Il 2 febbraio, 18 giorni dopo l’arresto, non poteva essere tardi per fermare i famigliari di Riina poiché questi erano incensurati, se ne potevano andare indisturbati, il mandato era di lasciarli andare e non fermarli per non scoprire l’indagine sui favoreggiatori, e quindi il fatto che nei 18 giorni dopo l’arresto non ci fosse un’osservazione adeguata con la via, non ha alcuna attinenza con il trasferimento a Corleone della moglie e dei figli di Riina, che è avvenuto il giorno stesso dell’arresto (quindi nei 18 giorni successivi, chissenefrega). Allo stesso modo non poteva essere tardi per evitare il “togliere tracce compromettenti”, perché gli inquirenti disponevano già delle prove per incastrare Riina e i favoreggiatori, (ed infatti le tracce “compromettenti” dalla casa non furono neppure tolte, in realtà), non poteva essere tardi per impedire la sparizione del papello o dei documenti (è provato ed accertato che SE c’erano documenti – cioè nell’improbabile caso che ci fossero documenti nella casa della moglie e dei figli di Riina, questi furono distrutti la mattina stessa dell’arresto dalla moglie, la Bagarella, prima del tempo utile per QUALSIASI perquisizione, e quindi della sorveglianza della via nei 18 giorni successivi, chissenerifrega). Infine se hanno dato il bianco alle pareti chisseneri-ri-rifrega, mica sulle pareti Riina dipingeva la mappa del tesoro. E infatti il bianco fu dato da semplici imbianchini che furono processati e assolti non avendo commesso alcun reato, mentre NON CI RISULTA ASSOLUTAMENTE, contrariamente a quanto è stato scritto, CHE LEOLUCA BAGARELLA SIA MAI ENTRATO IN QUELLA VILLA DOPO L’ARRESTO, in qualsiasi modo, così come in atti.

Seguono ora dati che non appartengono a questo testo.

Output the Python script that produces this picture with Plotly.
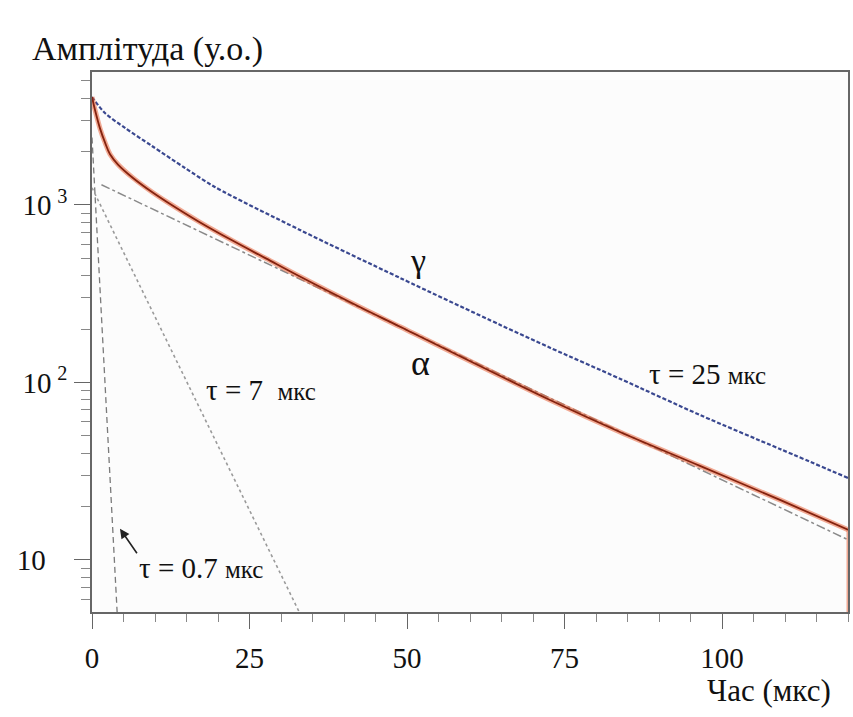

“Ci fu chi ipotizzò …. l’asportazione di un’intera cassaforte contenente chissà quali documenti scottanti.”
Ci fu si, ma ipotizzò una cazzata, o una balla, la cassaforte era dov’era, e ci restò ancora per anni. Né furono trovati segni di asportazioni o di ristuccature o reintonacature nelle pareti. Quindi la cassaforte non fu mai asportata, per niente. Quindi non si capisce a quale scopo Baldo e Pettinari debbano rammentarci che ci fu qualcuno che disse ‘sta cazzata.
“Ovviamente, oggi di questo nessuno ha parlato o ha sentito il bisogno di dire una sola parola.”
E ci mancherebbe altro, dato che si tratta di sciocchezze, o corbellerie.
Piuttosto sarebbe stato interessante, data l’occasione, raccontare la vera storia del sequestro di quella casa, e del modo in cui è stato perseguito il proprietario che l’aveva messa a disposizione di Riina. O forse sarebbe meglio dire “del modo in cui NON è stato perseguito” quel signore dalla procura di Palermo.
Ma di questo argomento , guarda caso, omettono di parlare anche (e soprattutto) i nostri BALDI “giornalisti” di Antimafia Duemila.